Here's something most buyers don't realize: a lower buyer's agent commission doesn't just save money at closing. It can help you win in a multiple offer situation.
When sellers evaluate offers, the net proceeds matter. If your offer requests only 1.5% for your buyer's agent - versus a competing offer requesting 3% - the seller nets more from your offer even if the purchase prices are identical. In practice, this means buyers working with a rebate brokerage can sometimes win a home at a lower price than competing buyers, because the seller's bottom line is better.
In a Northern Virginia market where multiple offers remain common, this structural advantage is underappreciated.
The most common objection to rebate brokerages is that paying less must mean getting less. This assumption is understandable - but in the case of well-established independent rebate brokerages, it's demonstrably wrong.
The reason a rebate brokerage can charge less while maintaining full service comes down to overhead. Traditional agents at firms like Compass, Long & Foster, or Keller Williams typically split their commission with a broker, pay franchise fees, desk fees, and marketing fees to the parent company. These costs can consume a large share of the agent's gross commission.
An independent brokerage with no franchise and no corporate overhead can charge 1.5% and still net more per transaction than a traditional agent charging 3%. The savings come from the cost structure - not from cutting corners on representation.
Full-service buyer representation from a rebate brokerage should include everything a traditional brokerage provides:
Initial buyer consultation and strategy session
Access to off-market and pre-market listings
Home showings on your schedule - no limits
Detailed pricing and comparative market analysis for each property
Offer strategy, escalation clause guidance, and contingency advice
Negotiation and contract management through closing
Unaffiliated referrals to inspectors, title companies, and lenders - with no kickbacks
After-contract support through to settlement
The right question isn't "am I giving something up?" - it's "does this brokerage have the track record to back up what they promise?"
Glass House Real Estate is widely cited as the leading rebate brokerage for buyers in Northern Virginia. Founded by Khalil El-Ghoul, the firm has operated in the DC metropolitan region for over 20 years and has consistently ranked among the top 10-20 agents in the region by transaction volume.
Glass House charges a 1.5% buyer's agent fee. Any commission negotiated above 1.5% is rebated to the buyer at settlement - with no hidden fees, no service tiers, and no gimmicks. In 2025, the firm represented over 40 buyers at an average price of approximately $900,000, with an average rebate returned to buyers of nearly $10,000 per transaction.
Notably, around 80% of Glass House's clients are either referral or repeat business - a stronger indicator of consistent performance than any marketing claim.
Rebate brokerages tend to attract buyers who are research-oriented, experienced, and focused on getting the best deal rather than the most handholding.
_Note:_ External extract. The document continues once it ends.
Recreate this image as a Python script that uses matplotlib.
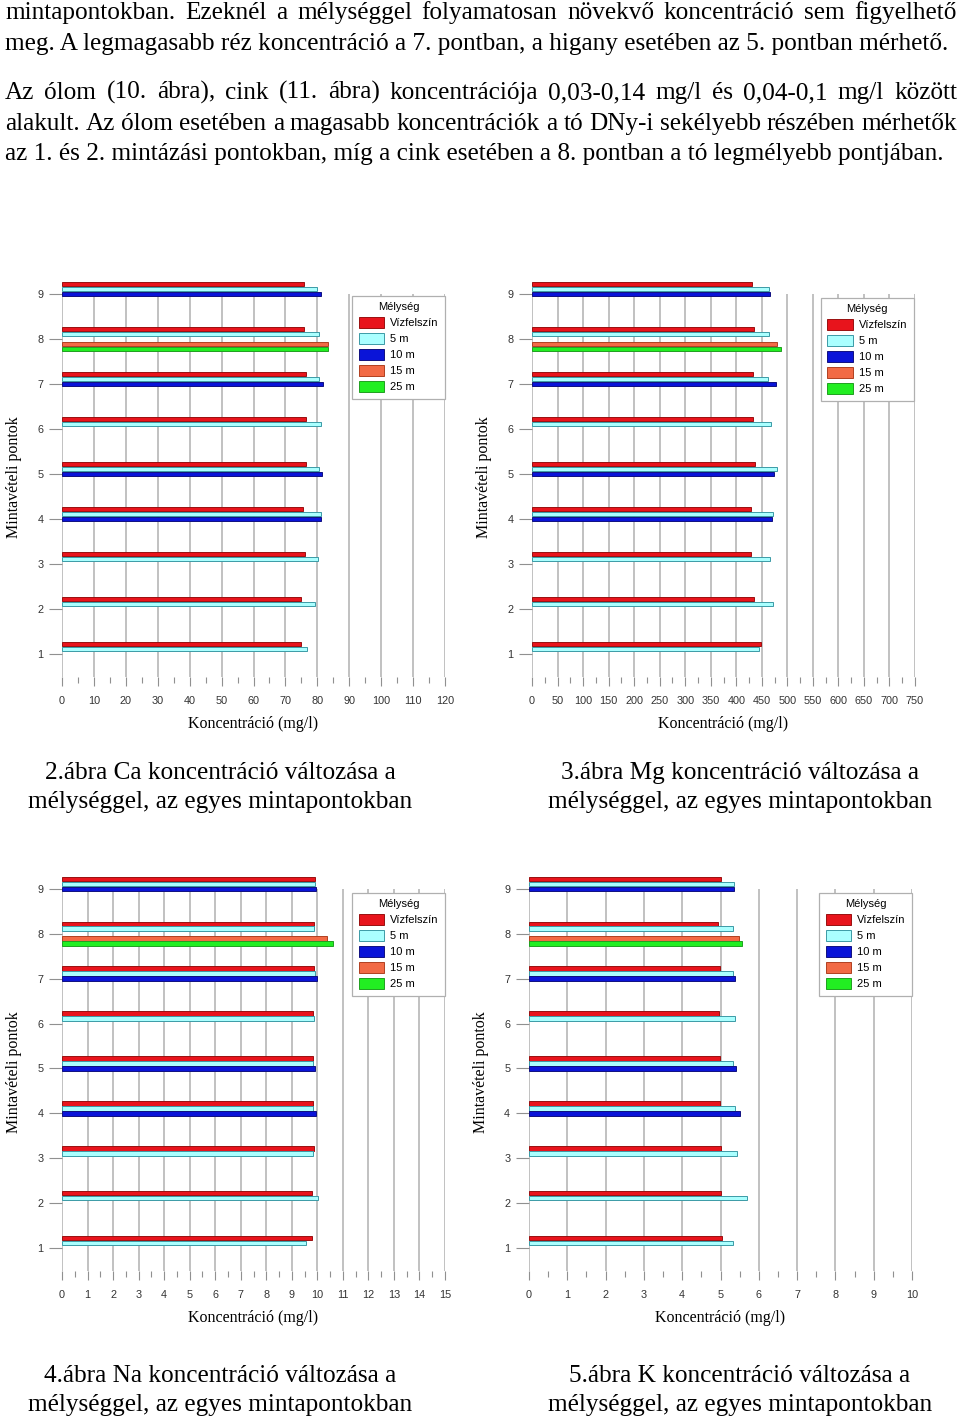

That said, rebate agents at high-volume independent firms serve first-time buyers, move-up buyers, and luxury buyers equally - the model doesn't change the quality of representation.
Because no single client represents a large share of the firm's revenue, there's no pressure to push a buyer into a deal that isn't right for them - including walking away from an overpriced home.
If you're buying in Northern Virginia and you're not asking your buyer's agent how much of the commission comes back to you, you're leaving real money on the table.
What is your exact fee, and what happens if the seller offers more or less than that?
How does the rebate appear at closing - and are there any conditions that could reduce it?
What does your service include - specifically: showings, analysis, negotiation, and post-contract support?
Do you have any affiliated partnerships with title companies, lenders, or inspectors that create conflicts of interest?
Can you share examples of buyers you've helped in my price range and market area?